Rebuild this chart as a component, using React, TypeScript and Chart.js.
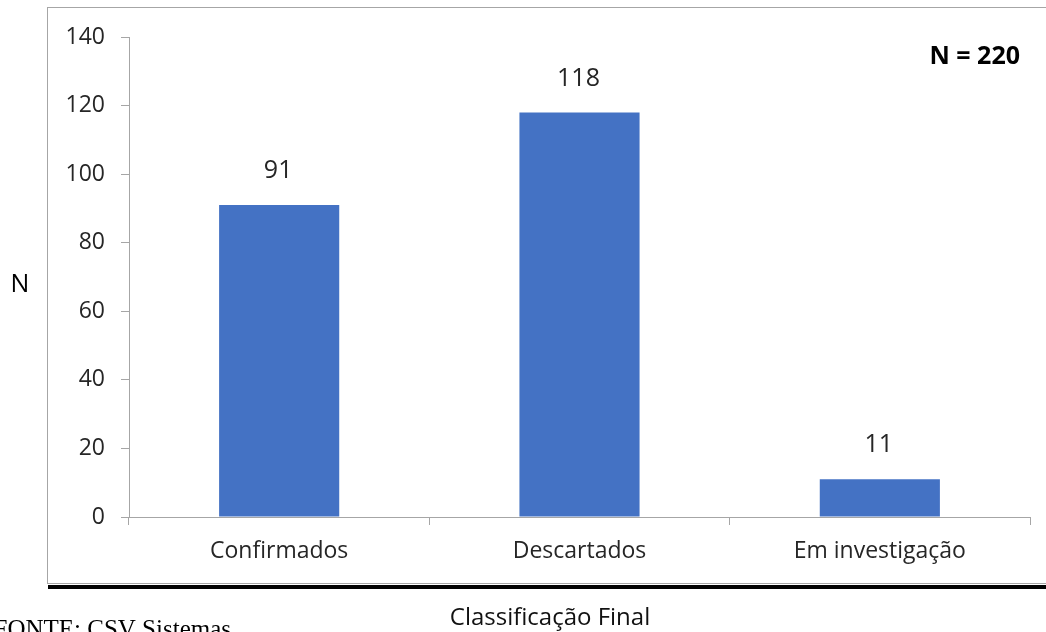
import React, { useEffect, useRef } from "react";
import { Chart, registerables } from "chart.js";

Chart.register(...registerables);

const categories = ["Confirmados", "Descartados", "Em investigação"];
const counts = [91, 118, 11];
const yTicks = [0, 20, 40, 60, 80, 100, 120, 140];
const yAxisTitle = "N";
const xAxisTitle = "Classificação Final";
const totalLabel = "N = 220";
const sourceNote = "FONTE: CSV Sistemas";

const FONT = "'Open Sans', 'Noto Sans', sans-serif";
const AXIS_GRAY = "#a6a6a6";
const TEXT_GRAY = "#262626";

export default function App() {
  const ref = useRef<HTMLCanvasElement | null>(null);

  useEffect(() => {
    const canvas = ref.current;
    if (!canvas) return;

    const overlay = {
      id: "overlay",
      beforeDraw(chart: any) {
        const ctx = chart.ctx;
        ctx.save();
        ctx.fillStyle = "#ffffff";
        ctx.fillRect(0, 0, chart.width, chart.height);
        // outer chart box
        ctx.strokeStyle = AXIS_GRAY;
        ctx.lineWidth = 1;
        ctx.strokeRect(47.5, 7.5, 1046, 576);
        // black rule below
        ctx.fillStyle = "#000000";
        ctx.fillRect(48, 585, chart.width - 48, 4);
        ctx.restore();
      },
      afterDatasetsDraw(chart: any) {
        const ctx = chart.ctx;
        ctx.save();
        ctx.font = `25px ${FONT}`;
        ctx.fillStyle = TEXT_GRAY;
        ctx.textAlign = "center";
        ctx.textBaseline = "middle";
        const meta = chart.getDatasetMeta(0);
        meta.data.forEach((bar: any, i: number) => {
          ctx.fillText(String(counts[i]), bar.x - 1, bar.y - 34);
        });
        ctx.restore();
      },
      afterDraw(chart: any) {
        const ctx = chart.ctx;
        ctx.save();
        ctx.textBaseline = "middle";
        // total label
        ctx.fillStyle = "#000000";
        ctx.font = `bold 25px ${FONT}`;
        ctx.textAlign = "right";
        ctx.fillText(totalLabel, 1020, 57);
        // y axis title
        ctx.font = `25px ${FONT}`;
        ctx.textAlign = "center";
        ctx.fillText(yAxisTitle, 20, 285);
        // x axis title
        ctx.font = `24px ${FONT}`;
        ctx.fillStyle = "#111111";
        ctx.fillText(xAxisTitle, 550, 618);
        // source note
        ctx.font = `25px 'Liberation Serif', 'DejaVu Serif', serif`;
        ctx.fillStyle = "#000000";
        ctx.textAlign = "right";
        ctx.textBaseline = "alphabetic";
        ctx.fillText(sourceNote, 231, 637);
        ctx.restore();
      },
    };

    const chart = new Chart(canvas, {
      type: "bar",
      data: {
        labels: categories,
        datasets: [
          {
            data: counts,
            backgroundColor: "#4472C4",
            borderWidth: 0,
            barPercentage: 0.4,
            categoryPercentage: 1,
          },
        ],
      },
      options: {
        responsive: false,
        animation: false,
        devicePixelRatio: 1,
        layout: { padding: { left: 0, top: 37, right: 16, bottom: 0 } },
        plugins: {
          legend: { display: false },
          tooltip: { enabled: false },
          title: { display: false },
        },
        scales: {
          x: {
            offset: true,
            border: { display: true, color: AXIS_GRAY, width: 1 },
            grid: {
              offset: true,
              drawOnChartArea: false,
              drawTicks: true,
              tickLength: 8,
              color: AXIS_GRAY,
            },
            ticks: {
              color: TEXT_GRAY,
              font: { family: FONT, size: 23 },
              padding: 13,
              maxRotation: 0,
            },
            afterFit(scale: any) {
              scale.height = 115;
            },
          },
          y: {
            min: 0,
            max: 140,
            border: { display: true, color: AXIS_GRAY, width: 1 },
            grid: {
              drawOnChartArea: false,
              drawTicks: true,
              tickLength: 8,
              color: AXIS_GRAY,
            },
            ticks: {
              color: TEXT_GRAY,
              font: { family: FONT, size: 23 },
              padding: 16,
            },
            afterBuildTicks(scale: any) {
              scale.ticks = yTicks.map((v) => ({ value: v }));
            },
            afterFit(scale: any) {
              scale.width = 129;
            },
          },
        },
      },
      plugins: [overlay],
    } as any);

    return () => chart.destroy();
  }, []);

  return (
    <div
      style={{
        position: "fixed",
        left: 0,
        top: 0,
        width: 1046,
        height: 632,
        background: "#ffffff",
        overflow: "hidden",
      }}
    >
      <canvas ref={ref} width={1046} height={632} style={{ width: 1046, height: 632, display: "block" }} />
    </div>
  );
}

# # # # #

DIRECTION
Quote, exactly and only, the lines from the first line of the data above through the line containing "if (!canvas) return;". The pictures do not belong in it.

RESULT FOR THIS EXERCISE
Rebuild this chart as a component, using React, TypeScript and Chart.js.
import React, { useEffect, useRef } from "react";
import { Chart, registerables } from "chart.js";

Chart.register(...registerables);

const categories = ["Confirmados", "Descartados", "Em investigação"];
const counts = [91, 118, 11];
const yTicks = [0, 20, 40, 60, 80, 100, 120, 140];
const yAxisTitle = "N";
const xAxisTitle = "Classificação Final";
const totalLabel = "N = 220";
const sourceNote = "FONTE: CSV Sistemas";

const FONT = "'Open Sans', 'Noto Sans', sans-serif";
const AXIS_GRAY = "#a6a6a6";
const TEXT_GRAY = "#262626";

export default function App() {
  const ref = useRef<HTMLCanvasElement | null>(null);

  useEffect(() => {
    const canvas = ref.current;
    if (!canvas) return;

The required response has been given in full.